>> START Data segment

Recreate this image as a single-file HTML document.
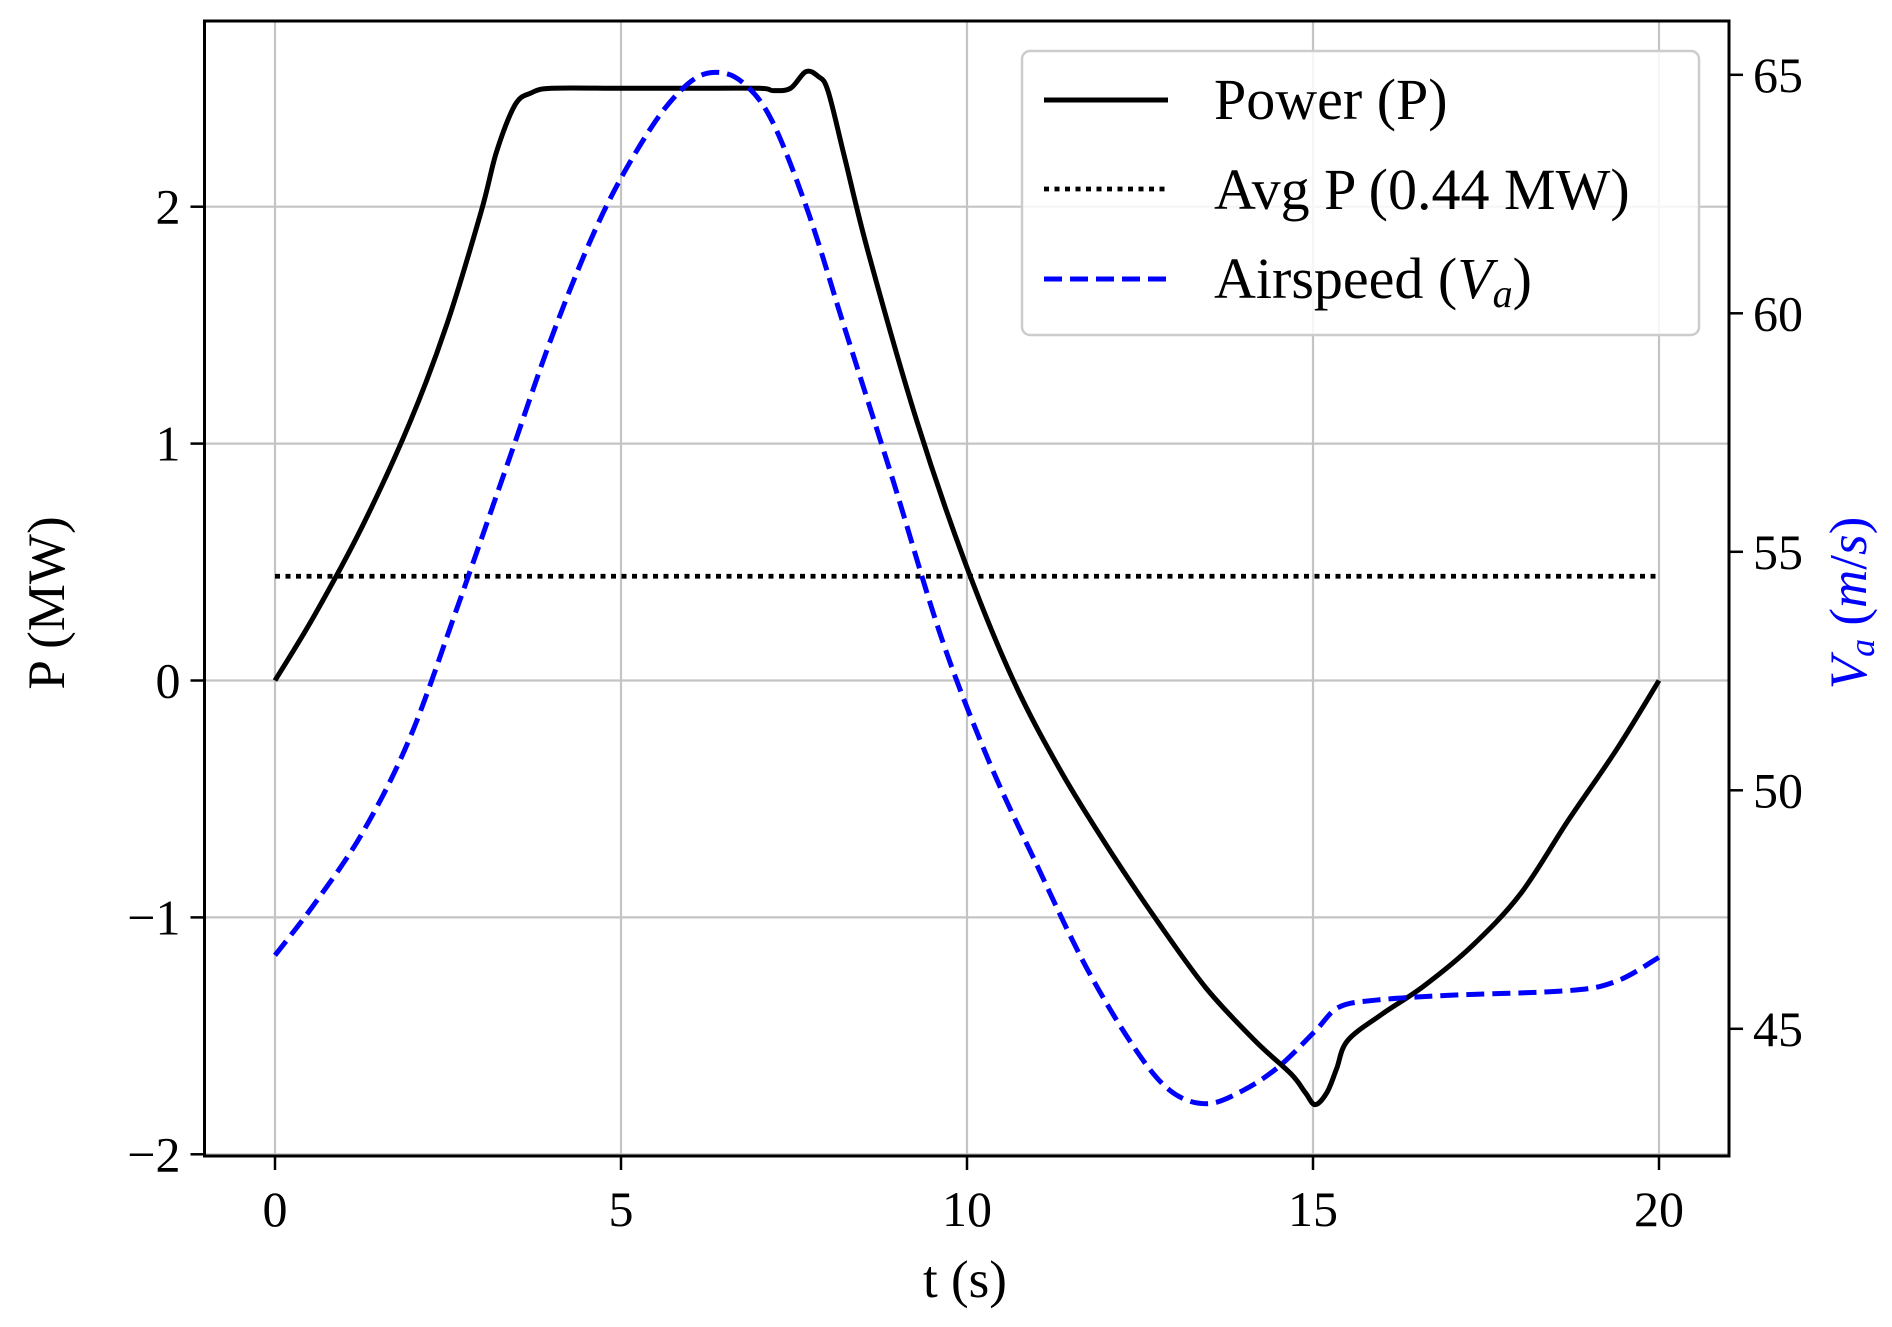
<!DOCTYPE html>
<html><head><meta charset="utf-8"><style>
body{margin:0;background:#fff}
svg{display:block;font-family:"Liberation Serif",serif}
</style></head><body>
<svg id="chart" width="1892" height="1327" viewBox="0 0 1892 1327"></svg>
<script>
const powerT=[0,0.56,1.26,1.95,2.48,2.98,3.2,3.47,3.7,4.0,5.0,6.0,7.0,7.2,7.45,7.67,7.85,7.99,8.23,8.58,9.28,9.97,10.67,11.37,12.07,12.76,13.46,14.16,14.68,14.89,15.03,15.2,15.34,15.5,15.99,16.6,17.3,18.0,18.69,19.39,20];
const powerP=[0,0.27,0.65,1.09,1.5,1.98,2.23,2.43,2.48,2.5,2.5,2.5,2.5,2.49,2.5,2.57,2.55,2.49,2.21,1.8,1.09,0.5,0,-0.39,-0.72,-1.02,-1.3,-1.52,-1.66,-1.74,-1.79,-1.74,-1.64,-1.52,-1.41,-1.29,-1.12,-0.9,-0.59,-0.29,0];
const airT=[0,0.56,1.26,1.95,2.65,3.35,4.05,4.74,5.44,5.96,6.35,6.75,7.18,7.71,8.23,8.93,9.63,10.32,11.02,11.72,12.42,12.94,13.46,13.98,14.5,15.03,15.37,15.9,16.94,18.69,19.39,20];
const airV=[46.54,47.6,49.1,51.1,53.9,56.8,59.7,62.1,63.9,64.8,65.05,64.85,64.04,62.1,59.7,56.5,53.2,50.6,48.4,46.3,44.6,43.7,43.43,43.7,44.2,44.95,45.45,45.6,45.7,45.8,46.0,46.5];
const avgP=[0.44];
const xTicks=[0,5,10,15,20];
const yTicks=[-2,-1,0,1,2];
const y2Ticks=[45,50,55,60,65];

const L=204.5,R=1729,T=21,B=1156;
const X=t=>275+t*69.2;
const Y=p=>680.5-p*236.9;
const Y2=v=>74.8+(65-v)*47.7;
const svg=document.getElementById('chart');
const NS='http://www.w3.org/2000/svg';
function mk(tag,attrs,parent){const e=document.createElementNS(NS,tag);for(const k in attrs)e.setAttribute(k,attrs[k]);(parent||svg).appendChild(e);return e;}

xTicks.forEach(t=>{const g=mk('line',{x1:X(t),x2:X(t),y1:T,y2:B,stroke:'#c4c4c4','stroke-width':2.2});

});
yTicks.forEach(p=>{const g=mk('line',{x1:L,x2:R,y1:Y(p),y2:Y(p),stroke:'#c4c4c4','stroke-width':2.2});

});

function pathD(xs,ys,fy){
  const P=xs.map((x,i)=>[X(x),fy(ys[i])]);
  let d='M'+P[0][0].toFixed(1)+','+P[0][1].toFixed(1);
  for(let i=0;i<P.length-1;i++){
    const p0=P[Math.max(0,i-1)],p1=P[i],p2=P[i+1],p3=P[Math.min(P.length-1,i+2)];
    const k=1/6;
    const c1=[p1[0]+(p2[0]-p0[0])*k,p1[1]+(p2[1]-p0[1])*k];
    const c2=[p2[0]-(p3[0]-p1[0])*k,p2[1]-(p3[1]-p1[1])*k];
    d+=' C'+c1[0].toFixed(1)+','+c1[1].toFixed(1)+' '+c2[0].toFixed(1)+','+c2[1].toFixed(1)+' '+p2[0].toFixed(1)+','+p2[1].toFixed(1);
  }
  return d;
}
const avg=mk('line',{x1:X(0),x2:X(20),y1:Y(avgP[0]),y2:Y(avgP[0]),stroke:'#000','stroke-width':4.8,'stroke-dasharray':'5 5.5'});


const pw=mk('path',{d:pathD(powerT,powerP,Y),fill:'none',stroke:'#000','stroke-width':5,'stroke-linejoin':'round'});


const as=mk('path',{d:pathD(airT,airV,Y2),fill:'none',stroke:'#0000ff','stroke-width':5,'stroke-dasharray':'18 8'});



const fr=mk('rect',{x:L,y:T,width:R-L,height:B-T,fill:'none',stroke:'#000','stroke-width':3});



xTicks.forEach(t=>{mk('line',{x1:X(t),x2:X(t),y1:B,y2:B+14,stroke:'#000','stroke-width':2.5});
const tx=mk('text',{x:X(t),y:B+70,'font-size':50,'text-anchor':'middle'});tx.textContent=t;

});
yTicks.forEach(p=>{mk('line',{x1:L-14,x2:L,y1:Y(p),y2:Y(p),stroke:'#000','stroke-width':2.5});
const tx=mk('text',{x:L-24,y:Y(p)+17,'font-size':50,'text-anchor':'end'});tx.textContent=p<0?'\u2212'+(-p):p;

});
y2Ticks.forEach(v=>{mk('line',{x1:R,x2:R+14,y1:Y2(v),y2:Y2(v),stroke:'#000','stroke-width':2.5});
const tx=mk('text',{x:R+24,y:Y2(v)+17,'font-size':50,'text-anchor':'start'});tx.textContent=v;

});
</script>
<svg style="position:absolute;left:0;top:0" width="1892" height="1327" font-family="Liberation Serif, serif">
<text x="965" y="1297" font-size="53" text-anchor="middle">t (s)</text>
<text transform="translate(64,603) rotate(-90)" font-size="53" text-anchor="middle">P (MW)</text>
<text transform="translate(1866,603) rotate(-90)" font-size="53" text-anchor="middle" fill="#0000ff"><tspan font-style="italic">V</tspan><tspan font-style="italic" font-size="36" dy="8">a</tspan><tspan dy="-8"> (</tspan><tspan font-style="italic">m</tspan>/<tspan font-style="italic">s</tspan>)</text>
<g>
<rect x="1022" y="51" width="677" height="284" rx="8" fill="#fff" fill-opacity="0.85" stroke="#cccccc" stroke-width="2.5"/>
<line x1="1044" x2="1168" y1="100" y2="100" stroke="#000" stroke-width="5"/>
<text x="1214" y="119" font-size="58">Power (P)</text>
<line x1="1044" x2="1168" y1="189" y2="189" stroke="#000" stroke-width="4.8" stroke-dasharray="5 5.5"/>
<text x="1214" y="209" font-size="58">Avg P (0.44 MW)</text>
<line x1="1044" x2="1168" y1="279" y2="279" stroke="#0000ff" stroke-width="5" stroke-dasharray="18 8"/>
<text x="1214" y="298" font-size="58">Airspeed (<tspan font-style="italic">V</tspan><tspan font-style="italic" font-size="40" dy="9">a</tspan><tspan dy="-9">)</tspan></text>
</g>
</svg>
</body></html>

>> END Data segment

Leave out the pictures and transcribe everything else exactly.

Recreate this image as a single-file HTML document.
<!DOCTYPE html>
<html><head><meta charset="utf-8"><style>
body{margin:0;background:#fff}
svg{display:block;font-family:"Liberation Serif",serif}
</style></head><body>
<svg id="chart" width="1892" height="1327" viewBox="0 0 1892 1327"></svg>
<script>
const powerT=[0,0.56,1.26,1.95,2.48,2.98,3.2,3.47,3.7,4.0,5.0,6.0,7.0,7.2,7.45,7.67,7.85,7.99,8.23,8.58,9.28,9.97,10.67,11.37,12.07,12.76,13.46,14.16,14.68,14.89,15.03,15.2,15.34,15.5,15.99,16.6,17.3,18.0,18.69,19.39,20];
const powerP=[0,0.27,0.65,1.09,1.5,1.98,2.23,2.43,2.48,2.5,2.5,2.5,2.5,2.49,2.5,2.57,2.55,2.49,2.21,1.8,1.09,0.5,0,-0.39,-0.72,-1.02,-1.3,-1.52,-1.66,-1.74,-1.79,-1.74,-1.64,-1.52,-1.41,-1.29,-1.12,-0.9,-0.59,-0.29,0];
const airT=[0,0.56,1.26,1.95,2.65,3.35,4.05,4.74,5.44,5.96,6.35,6.75,7.18,7.71,8.23,8.93,9.63,10.32,11.02,11.72,12.42,12.94,13.46,13.98,14.5,15.03,15.37,15.9,16.94,18.69,19.39,20];
const airV=[46.54,47.6,49.1,51.1,53.9,56.8,59.7,62.1,63.9,64.8,65.05,64.85,64.04,62.1,59.7,56.5,53.2,50.6,48.4,46.3,44.6,43.7,43.43,43.7,44.2,44.95,45.45,45.6,45.7,45.8,46.0,46.5];
const avgP=[0.44];
const xTicks=[0,5,10,15,20];
const yTicks=[-2,-1,0,1,2];
const y2Ticks=[45,50,55,60,65];

const L=204.5,R=1729,T=21,B=1156;
const X=t=>275+t*69.2;
const Y=p=>680.5-p*236.9;
const Y2=v=>74.8+(65-v)*47.7;
const svg=document.getElementById('chart');
const NS='http://www.w3.org/2000/svg';
function mk(tag,attrs,parent){const e=document.createElementNS(NS,tag);for(const k in attrs)e.setAttribute(k,attrs[k]);(parent||svg).appendChild(e);return e;}

xTicks.forEach(t=>{const g=mk('line',{x1:X(t),x2:X(t),y1:T,y2:B,stroke:'#c4c4c4','stroke-width':2.2});

});
yTicks.forEach(p=>{const g=mk('line',{x1:L,x2:R,y1:Y(p),y2:Y(p),stroke:'#c4c4c4','stroke-width':2.2});

});

function pathD(xs,ys,fy){
  const P=xs.map((x,i)=>[X(x),fy(ys[i])]);
  let d='M'+P[0][0].toFixed(1)+','+P[0][1].toFixed(1);
  for(let i=0;i<P.length-1;i++){
    const p0=P[Math.max(0,i-1)],p1=P[i],p2=P[i+1],p3=P[Math.min(P.length-1,i+2)];
    const k=1/6;
    const c1=[p1[0]+(p2[0]-p0[0])*k,p1[1]+(p2[1]-p0[1])*k];
    const c2=[p2[0]-(p3[0]-p1[0])*k,p2[1]-(p3[1]-p1[1])*k];
    d+=' C'+c1[0].toFixed(1)+','+c1[1].toFixed(1)+' '+c2[0].toFixed(1)+','+c2[1].toFixed(1)+' '+p2[0].toFixed(1)+','+p2[1].toFixed(1);
  }
  return d;
}
const avg=mk('line',{x1:X(0),x2:X(20),y1:Y(avgP[0]),y2:Y(avgP[0]),stroke:'#000','stroke-width':4.8,'stroke-dasharray':'5 5.5'});


const pw=mk('path',{d:pathD(powerT,powerP,Y),fill:'none',stroke:'#000','stroke-width':5,'stroke-linejoin':'round'});


const as=mk('path',{d:pathD(airT,airV,Y2),fill:'none',stroke:'#0000ff','stroke-width':5,'stroke-dasharray':'18 8'});



const fr=mk('rect',{x:L,y:T,width:R-L,height:B-T,fill:'none',stroke:'#000','stroke-width':3});



xTicks.forEach(t=>{mk('line',{x1:X(t),x2:X(t),y1:B,y2:B+14,stroke:'#000','stroke-width':2.5});
const tx=mk('text',{x:X(t),y:B+70,'font-size':50,'text-anchor':'middle'});tx.textContent=t;

});
yTicks.forEach(p=>{mk('line',{x1:L-14,x2:L,y1:Y(p),y2:Y(p),stroke:'#000','stroke-width':2.5});
const tx=mk('text',{x:L-24,y:Y(p)+17,'font-size':50,'text-anchor':'end'});tx.textContent=p<0?'\u2212'+(-p):p;

});
y2Ticks.forEach(v=>{mk('line',{x1:R,x2:R+14,y1:Y2(v),y2:Y2(v),stroke:'#000','stroke-width':2.5});
const tx=mk('text',{x:R+24,y:Y2(v)+17,'font-size':50,'text-anchor':'start'});tx.textContent=v;

});
</script>
<svg style="position:absolute;left:0;top:0" width="1892" height="1327" font-family="Liberation Serif, serif">
<text x="965" y="1297" font-size="53" text-anchor="middle">t (s)</text>
<text transform="translate(64,603) rotate(-90)" font-size="53" text-anchor="middle">P (MW)</text>
<text transform="translate(1866,603) rotate(-90)" font-size="53" text-anchor="middle" fill="#0000ff"><tspan font-style="italic">V</tspan><tspan font-style="italic" font-size="36" dy="8">a</tspan><tspan dy="-8"> (</tspan><tspan font-style="italic">m</tspan>/<tspan font-style="italic">s</tspan>)</text>
<g>
<rect x="1022" y="51" width="677" height="284" rx="8" fill="#fff" fill-opacity="0.85" stroke="#cccccc" stroke-width="2.5"/>
<line x1="1044" x2="1168" y1="100" y2="100" stroke="#000" stroke-width="5"/>
<text x="1214" y="119" font-size="58">Power (P)</text>
<line x1="1044" x2="1168" y1="189" y2="189" stroke="#000" stroke-width="4.8" stroke-dasharray="5 5.5"/>
<text x="1214" y="209" font-size="58">Avg P (0.44 MW)</text>
<line x1="1044" x2="1168" y1="279" y2="279" stroke="#0000ff" stroke-width="5" stroke-dasharray="18 8"/>
<text x="1214" y="298" font-size="58">Airspeed (<tspan font-style="italic">V</tspan><tspan font-style="italic" font-size="40" dy="9">a</tspan><tspan dy="-9">)</tspan></text>
</g>
</svg>
</body></html>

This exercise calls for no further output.